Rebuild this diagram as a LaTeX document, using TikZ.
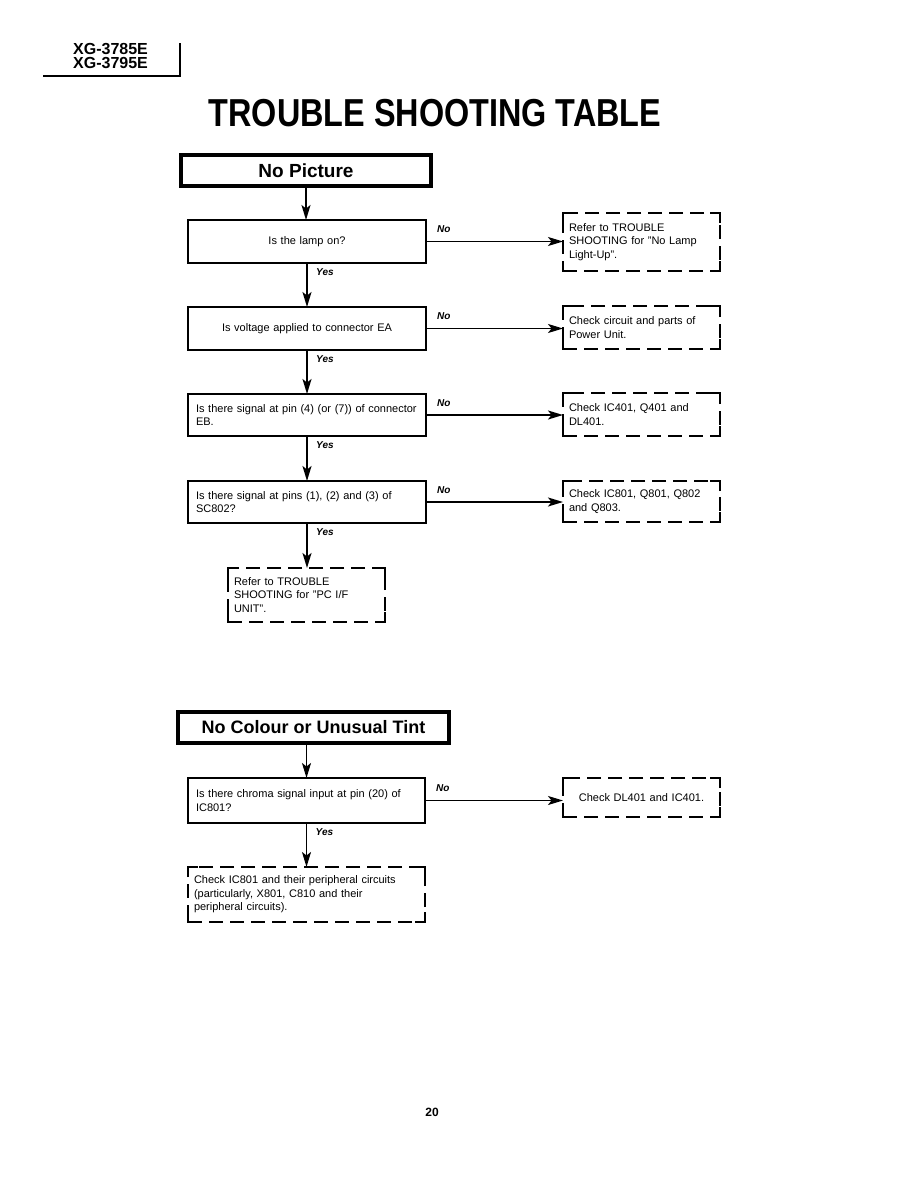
\documentclass[tikz,border=0pt]{standalone}
\usepackage{fontspec}
\setmainfont{Liberation Sans}
\usetikzlibrary{arrows.meta,calc}
\newcommand\dcorner[1]{%
  \draw[line width=2pt] ($(#1.north west)+(0,10)$) -- (#1.north west) -- ++(10,0);
  \draw[line width=2pt] ($(#1.north east)+(0,10)$) -- (#1.north east) -- ++(-10,0);
  \draw[line width=2pt] ($(#1.south west)+(0,-10)$) -- (#1.south west) -- ++(10,0);
  \draw[line width=2pt] ($(#1.south east)+(0,-10)$) -- (#1.south east) -- ++(-10,0);}
\begin{document}
\begin{tikzpicture}[x=1pt,y=-1pt,
  txt/.style={font=\fontsize{11}{13.5}\selectfont},
  qbox/.style={txt,draw,line width=1.8pt,anchor=north west,inner xsep=8pt,inner ysep=2pt,outer sep=0pt},
  dbox/.style={txt,draw,line width=2pt,dash pattern=on 14pt off 7pt,anchor=north west,inner xsep=6pt,inner ysep=2pt,outer sep=0pt},
  hbox/.style={draw,line width=4pt,anchor=north west,inner sep=0pt,outer sep=0pt,font=\fontsize{19}{19}\selectfont\bfseries},
  arr/.style={draw,line width=1.6pt,-{Stealth[length=15pt,width=9pt,inset=3.5pt]}},
  lbl/.style={font=\fontsize{10}{10}\selectfont\bfseries\itshape,inner sep=0pt,anchor=west},
]
\useasboundingbox[fill=white] (0,0) rectangle (918,1188);

% header
\node[anchor=base west,inner sep=0pt,font=\fontsize{16}{16}\selectfont\bfseries] (h1) at (73,55) {XG-3785E};
\node[anchor=base west,inner sep=0pt,font=\fontsize{16}{16}\selectfont\bfseries] (h2) at (73,69) {XG-3795E};
\coordinate (hl) at (43,76);
\coordinate (hr) at (180,76);
\coordinate (ht) at (180,43);
\draw[line width=1.2pt] (hl) -- (hr) -- (ht);

% title
\node[anchor=base,inner sep=0pt] (title) at (435,127)
  {\scalebox{0.83}[1]{\fontsize{39}{39}\selectfont\bfseries TROUBLE SHOOTING TABLE}};

% section 1
\node[hbox,minimum width=250pt,minimum height=31pt] (np) at (181,155) {No Picture};

\node[qbox,minimum width=238pt,minimum height=43pt,text width=222pt,align=center] (q1) at (188,220) {Is the lamp on?};
\node[qbox,minimum width=238pt,minimum height=43pt,text width=222pt,align=center] (q2) at (188,307) {Is voltage applied to connector EA};
\node[qbox,minimum width=238pt,minimum height=42pt,text width=222pt,align=left] (q3) at (188,394) {Is there signal at pin (4) (or (7)) of connector\\EB.};
\node[qbox,minimum width=238pt,minimum height=42pt,text width=222pt,align=left] (q4) at (188,481) {Is there signal at pins (1), (2) and (3) of\\SC802?};

\node[dbox,minimum width=157pt,minimum height=58pt,text width=145pt,align=left] (d1) at (563,213) {Refer to TROUBLE\\SHOOTING for "No Lamp\\Light-Up".};
\node[dbox,minimum width=157pt,minimum height=43pt,text width=145pt,align=left] (d2) at (563,306) {Check circuit and parts of\\Power Unit.};
\node[dbox,minimum width=157pt,minimum height=43pt,text width=145pt,align=left] (d3) at (563,393) {Check IC401, Q401 and\\DL401.};
\node[dbox,minimum width=157pt,minimum height=41pt,text width=145pt,align=left] (d4) at (563,481) {Check IC801, Q801, Q802\\and Q803.};
\node[dbox,minimum width=157pt,minimum height=54pt,text width=145pt,align=left] (d5) at (228,568) {Refer to TROUBLE\\SHOOTING for "PC I/F\\UNIT".};

\draw[arr] (np.south) -- (np.south |- q1.north);
\draw[arr] (q1.south) -- (q1.south |- q2.north);
\draw[arr] (q2.south) -- (q2.south |- q3.north);
\draw[arr] (q3.south) -- (q3.south |- q4.north);
\draw[arr] (q4.south) -- (q4.south |- d5.north);

\foreach \q/\d in {q1/d1,q2/d2,q3/d3,q4/d4}{
  \draw[arr] (\q.east) -- (\d.west |- \q.east);
  \node[lbl] at ($(\q.east)+(11,-12)$) {No};
  \node[lbl] at ($(\q.south)+(9,9)$) {Yes};
}

% section 2
\node[hbox,minimum width=271pt,minimum height=31pt,font=\fontsize{18}{18}\selectfont\bfseries] (nc) at (178,712) {No Colour or Unusual Tint};
\node[qbox,minimum width=237pt,minimum height=45pt,text width=221pt,align=left] (q5) at (188,778) {Is there chroma signal input at pin (20) of\\IC801?};
\node[dbox,minimum width=157pt,minimum height=39pt,text width=145pt,align=center] (d6) at (563,778) {Check DL401 and IC401.};
\node[dbox,minimum width=237pt,minimum height=55pt,text width=225pt,align=left] (d7) at (188,867) {Check IC801 and their peripheral circuits\\(particularly, X801, C810 and their\\peripheral circuits).};

\draw[arr] (nc.south -| q5.south) -- (q5.north);
\draw[arr] (q5.south) -- (q5.south |- d7.north);
\draw[arr] (q5.east) -- (d6.west |- q5.east);
\node[lbl] at ($(q5.east)+(11,-12)$) {No};
\node[lbl] at ($(q5.south)+(9,9)$) {Yes};

\foreach \d in {d1,d2,d3,d4,d5,d6,d7}{\dcorner{\d}}

% page number
\node[anchor=base,inner sep=0pt,font=\fontsize{12}{12}\selectfont\bfseries] (pg) at (432,1116) {20};
\end{tikzpicture}
\end{document}
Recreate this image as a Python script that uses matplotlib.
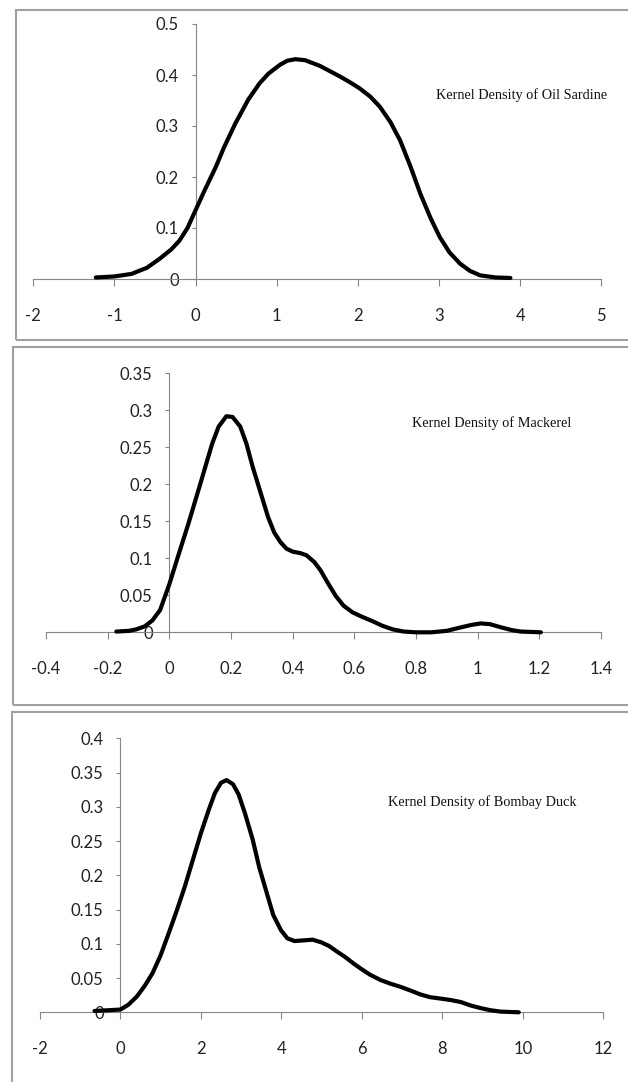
import matplotlib.pyplot as plt
from matplotlib.patches import Rectangle
from matplotlib.ticker import FormatStrFormatter

# Oil Sardine
sardine_x = [-1.23, -1.0, -0.79, -0.6, -0.44, -0.3, -0.2, -0.1, 0.0, 0.1, 0.25, 0.35, 0.49,
             0.65, 0.79, 0.9, 1.04, 1.13, 1.23, 1.35, 1.53, 1.65, 1.78, 1.9, 2.02, 2.15, 2.27,
             2.4, 2.52, 2.65, 2.77, 2.9, 3.01, 3.13, 3.26, 3.38, 3.51, 3.7, 3.88]
sardine_y = [0.003, 0.005, 0.01, 0.022, 0.04, 0.058, 0.075, 0.1, 0.135, 0.17, 0.22, 0.258,
             0.305, 0.352, 0.384, 0.403, 0.42, 0.428, 0.431, 0.429, 0.418, 0.408, 0.397, 0.386,
             0.374, 0.358, 0.338, 0.308, 0.272, 0.22, 0.167, 0.118, 0.082, 0.052, 0.03, 0.016,
             0.007, 0.003, 0.002]

# Mackerel
mackerel_x = [-0.172, -0.13, -0.107, -0.08, -0.055, -0.03, 0.0, 0.03, 0.062, 0.1, 0.139, 0.16,
              0.185, 0.205, 0.23, 0.25, 0.27, 0.295, 0.32, 0.34, 0.36, 0.38, 0.4, 0.425, 0.445,
              0.47, 0.49, 0.515, 0.54, 0.565, 0.594, 0.625, 0.659, 0.69, 0.724, 0.76, 0.80,
              0.85, 0.9, 0.944, 0.98, 1.01, 1.04, 1.075, 1.11, 1.14, 1.205]
mackerel_y = [0.001, 0.002, 0.004, 0.008, 0.016, 0.03, 0.065, 0.105, 0.147, 0.2, 0.255, 0.278,
              0.292, 0.291, 0.278, 0.255, 0.224, 0.19, 0.156, 0.135, 0.122, 0.113, 0.109, 0.107,
              0.104, 0.095, 0.084, 0.066, 0.049, 0.036, 0.027, 0.021, 0.015, 0.009, 0.004,
              0.001, 0.0, 0.0, 0.002, 0.0065, 0.01, 0.012, 0.011, 0.0068, 0.003, 0.001, 0.0]

# Bombay Duck
duck_x = [-0.64, -0.3, 0.0, 0.2, 0.41, 0.6, 0.8, 1.0, 1.2, 1.4, 1.6, 1.8, 2.0, 2.2, 2.35, 2.5,
          2.64, 2.8, 2.94, 3.1, 3.29, 3.45, 3.64, 3.8, 3.99, 4.15, 4.33, 4.55, 4.78, 5.0, 5.18,
          5.4, 5.58, 5.8, 5.97, 6.2, 6.47, 6.7, 6.97, 7.2, 7.46, 7.7, 7.96, 8.2, 8.46, 8.7,
          8.96, 9.2, 9.45, 9.9]
duck_y = [0.002, 0.003, 0.004, 0.011, 0.023, 0.038, 0.057, 0.083, 0.115, 0.148, 0.183, 0.222,
          0.261, 0.296, 0.32, 0.335, 0.339, 0.333, 0.318, 0.29, 0.252, 0.212, 0.174, 0.142,
          0.12, 0.108, 0.104, 0.105, 0.106, 0.102, 0.097, 0.088, 0.081, 0.071, 0.064, 0.055,
          0.047, 0.042, 0.037, 0.032, 0.026, 0.022, 0.02, 0.018, 0.015, 0.01, 0.006, 0.003,
          0.001, 0.0]

W, H = 628, 1082
fig = plt.figure(figsize=(W / 100, H / 100), dpi=100)

tick_font = ['Lato', 'DejaVu Sans']
axis_gray = '#868686'
border_gray = '#a0a0a0'


def px_axes(x0, x1, y_top, y_bot):
    return fig.add_axes([x0 / W, 1 - y_bot / H, (x1 - x0) / W, (y_bot - y_top) / H])


def panel(ax, xs, ys, xlim, xstep, ylim, ystep, label, lx, ly):
    ax.plot(xs, ys, color='black', lw=3, solid_capstyle='round', solid_joinstyle='round',
            zorder=5, clip_on=False)
    ax.set_xlim(*xlim)
    ax.set_ylim(*ylim)
    nx = round((xlim[1] - xlim[0]) / xstep)
    ax.set_xticks([round(xlim[0] + i * xstep, 2) for i in range(nx + 1)])
    ny = round((ylim[1] - ylim[0]) / ystep)
    ax.set_yticks([round(ylim[0] + i * ystep, 2) for i in range(ny + 1)])
    ax.xaxis.set_major_formatter(FormatStrFormatter('%g'))
    ax.yaxis.set_major_formatter(FormatStrFormatter('%g'))
    for s in ['top', 'right']:
        ax.spines[s].set_visible(False)
    ax.spines['left'].set_position(('data', 0))
    for s in ['left', 'bottom']:
        ax.spines[s].set_color(axis_gray)
        ax.spines[s].set_linewidth(0.8)
    ax.tick_params(axis='x', direction='out', length=5, width=0.8, color=axis_gray, pad=16,
                   labelcolor='#222222')
    ax.tick_params(axis='y', direction='out', length=3, width=0.8, color=axis_gray, pad=9,
                   labelcolor='#222222')
    for t in ax.get_xticklabels() + ax.get_yticklabels():
        t.set_family(tick_font)
        t.set_fontsize(12)
    ax.patch.set_alpha(0)
    fig.text(lx / W, 1 - ly / H, label, family='Liberation Serif', fontsize=10.3,
             ha='left', va='center', color='#111111')


ax1 = px_axes(33.3, 601.3, 24, 279)
panel(ax1, sardine_x, sardine_y, (-2, 5), 1, (0, 0.5), 0.1,
      'Kernel Density of Oil Sardine', 436, 95)

ax2 = px_axes(46, 601, 373.3, 632.3)
panel(ax2, mackerel_x, mackerel_y, (-0.4, 1.4), 0.2, (0, 0.35), 0.05,
      'Kernel Density of Mackerel', 412.5, 423)

ax3 = px_axes(39.8, 603.3, 738.3, 1012.3)
panel(ax3, duck_x, duck_y, (-2, 12), 2, (0, 0.4), 0.05,
      'Kernel Density of Bombay Duck', 388, 802)

# panel borders
for x0, y0, x1, y1 in [(16, 10, 640, 340), (12.7, 347, 640, 705), (12, 712, 640, 1100)]:
    fig.patches.append(Rectangle((x0 / W, 1 - y1 / H), (x1 - x0) / W, (y1 - y0) / H,
                                 transform=fig.transFigure, fill=False,
                                 edgecolor=border_gray, lw=1.5))

fig.savefig('out.png', dpi=100)
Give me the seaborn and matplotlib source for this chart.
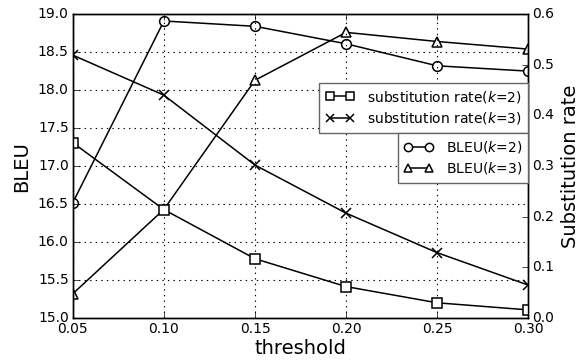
import matplotlib
matplotlib.use("Agg")
import matplotlib.pyplot as plt
import seaborn as sns
import pandas as pd

thresholds = [0.05, 0.10, 0.15, 0.20, 0.25, 0.30]
bleu_k2 = [16.52, 18.91, 18.84, 18.61, 18.32, 18.25]
bleu_k3 = [15.32, 16.43, 18.13, 18.76, 18.64, 18.54]
rate_k2 = [0.346, 0.214, 0.117, 0.062, 0.030, 0.016]
rate_k3 = [0.519, 0.440, 0.302, 0.207, 0.129, 0.065]

x_ticks = [0.05, 0.10, 0.15, 0.20, 0.25, 0.30]
bleu_ticks = [15.0, 15.5, 16.0, 16.5, 17.0, 17.5, 18.0, 18.5, 19.0]
rate_ticks = [0.0, 0.1, 0.2, 0.3, 0.4, 0.5, 0.6]

plt.style.use("classic")
plt.rcParams["font.family"] = ["DejaVu Sans"]
plt.rcParams["mathtext.fontset"] = "dejavusans"

fig = plt.figure(figsize=(5.83, 3.63), dpi=100, facecolor="white")
ax = fig.add_axes([0.125, 0.124, 0.781, 0.837])
ax2 = ax.twinx()

df = pd.DataFrame({"threshold": thresholds, "bleu_k2": bleu_k2, "bleu_k3": bleu_k3,
                   "rate_k2": rate_k2, "rate_k3": rate_k3})

common = dict(color="black", linewidth=1.1, markersize=7, markerfacecolor="white",
              markeredgecolor="black", markeredgewidth=1.1)

sns.lineplot(data=df, x="threshold", y="bleu_k2", ax=ax, marker="o",
             label="BLEU($k$=2)", legend=False, **common)
sns.lineplot(data=df, x="threshold", y="bleu_k3", ax=ax, marker="^",
             label="BLEU($k$=3)", legend=False, **common)
sns.lineplot(data=df, x="threshold", y="rate_k2", ax=ax2, marker="s",
             label="substitution rate($k$=2)", legend=False, **common)
sns.lineplot(data=df, x="threshold", y="rate_k3", ax=ax2, marker="x",
             label="substitution rate($k$=3)", legend=False, **common)

ax.set_xlim(0.05, 0.30)
ax.set_ylim(15.0, 19.0)
ax2.set_ylim(0.0, 0.6)
ax.set_xticks(x_ticks)
ax.set_xticklabels([f"{t:.2f}" for t in x_ticks], fontsize=10)
ax.set_yticks(bleu_ticks)
ax.set_yticklabels([f"{t:.1f}" for t in bleu_ticks], fontsize=10)
ax2.set_yticks(rate_ticks)
ax2.set_yticklabels([f"{t:.1f}" for t in rate_ticks], fontsize=10)

ax.set_xlabel("threshold", fontsize=14, labelpad=2)
ax.set_ylabel("BLEU", fontsize=14)
ax2.set_ylabel("Substitution rate", fontsize=14)

ax.grid(True, linestyle=":", color="black", linewidth=0.8)
ax.tick_params(direction="in", length=4, pad=3)
ax2.tick_params(direction="in", length=4, pad=3)

leg_kw = dict(fontsize=10, numpoints=2, handlelength=2.1, borderpad=0.45,
              labelspacing=0.4, handletextpad=0.9, borderaxespad=0.0,
              fancybox=False, framealpha=1.0, markerscale=0.85)
h1, l1 = ax.get_legend_handles_labels()
h2, l2 = ax2.get_legend_handles_labels()
leg_top = ax2.legend(h2, l2, loc="upper right", bbox_to_anchor=(1.0, 0.775), **leg_kw)
leg_top.get_frame().set_edgecolor("0.4")
ax2.add_artist(leg_top)
leg_bot = ax2.legend(h1, l1, loc="upper right", bbox_to_anchor=(1.0, 0.61), **leg_kw)
leg_bot.get_frame().set_edgecolor("0.4")

fig.savefig("out.png", dpi=100, facecolor="white")
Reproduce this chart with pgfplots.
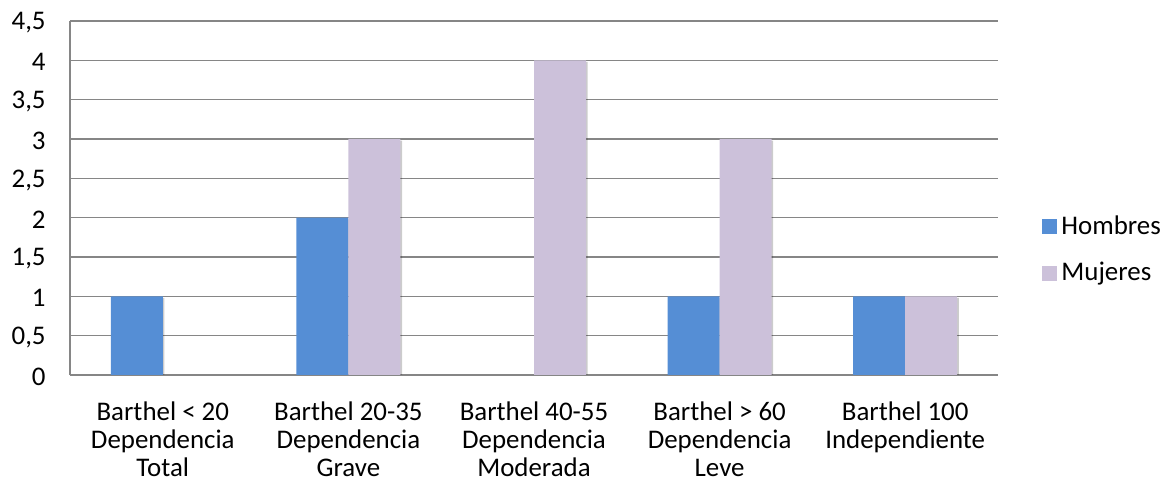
\documentclass[border=0pt]{standalone}
\usepackage{fontspec}
\setmainfont{Carlito}
\usepackage{pgfplots}
\pgfplotsset{compat=1.18}
\usetikzlibrary{shadows}

\definecolor{hombres}{RGB}{85,142,213}
\definecolor{mujeres}{RGB}{204,193,218}
\definecolor{gridgray}{RGB}{134,134,134}

\tikzset{barshadow/.style={drop shadow={shadow xshift=0.8bp, shadow yshift=-0.8bp,
  fill=black, opacity=0.2}}}

\begin{document}
\fontsize{13.5}{14.2}\selectfont
\begin{tikzpicture}
\path[use as bounding box] (0,0) rectangle (582.5bp,243.5bp);
\begin{axis}[
  at={(35bp,56bp)}, anchor=south west,
  scale only axis,
  width=464bp, height=177bp,
  ymin=0, ymax=4.5,
  ytick={0,0.5,...,4.5},
  xmin=-0.5, xmax=4.5,
  xtick={0,1,2,3,4},
  xticklabels={
    {Barthel < 20\\Dependencia\\Total},
    {Barthel 20-35\\Dependencia\\Grave},
    {Barthel 40-55\\Dependencia\\Moderada},
    {Barthel > 60\\Dependencia\\Leve},
    {Barthel 100\\Independiente}},
  xticklabel style={align=center, anchor=north, inner sep=0pt, yshift=-13bp,
    font=\fontsize{13.5}{14.2}\selectfont},
  yticklabel style={anchor=east, inner sep=0pt, xshift=-12bp, yshift=-1bp,
    font=\fontsize{13.5}{14.2}\selectfont},
  major tick length=0pt,
  /pgf/number format/.cd, use comma, assume math mode=true,
  /pgfplots/.cd,
  ymajorgrids,
  grid style={draw=gridgray, line width=0.8bp},
  axis x line*=bottom,
  axis y line*=left,
  axis line style={draw=gridgray, line width=0.8bp, -},
  bar width=26bp,
  legend style={at={(1,0.353)}, anchor=west, xshift=22bp, draw=none, fill=none,
    inner sep=0pt, row sep=8bp, font=\fontsize{13.5}{14.2}\selectfont,
    /tikz/every even column/.append style={column sep=0pt}},
  legend cell align=left,
  legend image code/.code={\fill[#1] (0bp,-3.75bp) rectangle (7.5bp,3.75bp);},
]
% bars (the shadows stay out of the legend keys)
\addplot[ybar, bar shift=-13bp, fill=hombres, draw=none, barshadow, forget plot]
  coordinates {(0,1) (1,2) (2,0) (3,1) (4,1)};
\addplot[ybar, bar shift=13bp, fill=mujeres, draw=none, barshadow, forget plot]
  coordinates {(0,0) (1,3) (2,4) (3,3) (4,1)};
\addlegendimage{fill=hombres, draw=none}
\addlegendentry{Hombres}
\addlegendimage{fill=mujeres, draw=none}
\addlegendentry{Mujeres}
\end{axis}
\end{tikzpicture}
\end{document}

PROBLEM ->
Leave out the pictures, and copy only the lines from the one holding "Recreate this image" through the one holding "from matplotlib.ticker import", exactly as written.

RESULT ->
Recreate this image as a Python script that uses matplotlib.
import matplotlib.pyplot as plt
from matplotlib.patches import Rectangle
from matplotlib.ticker import FormatStrFormatter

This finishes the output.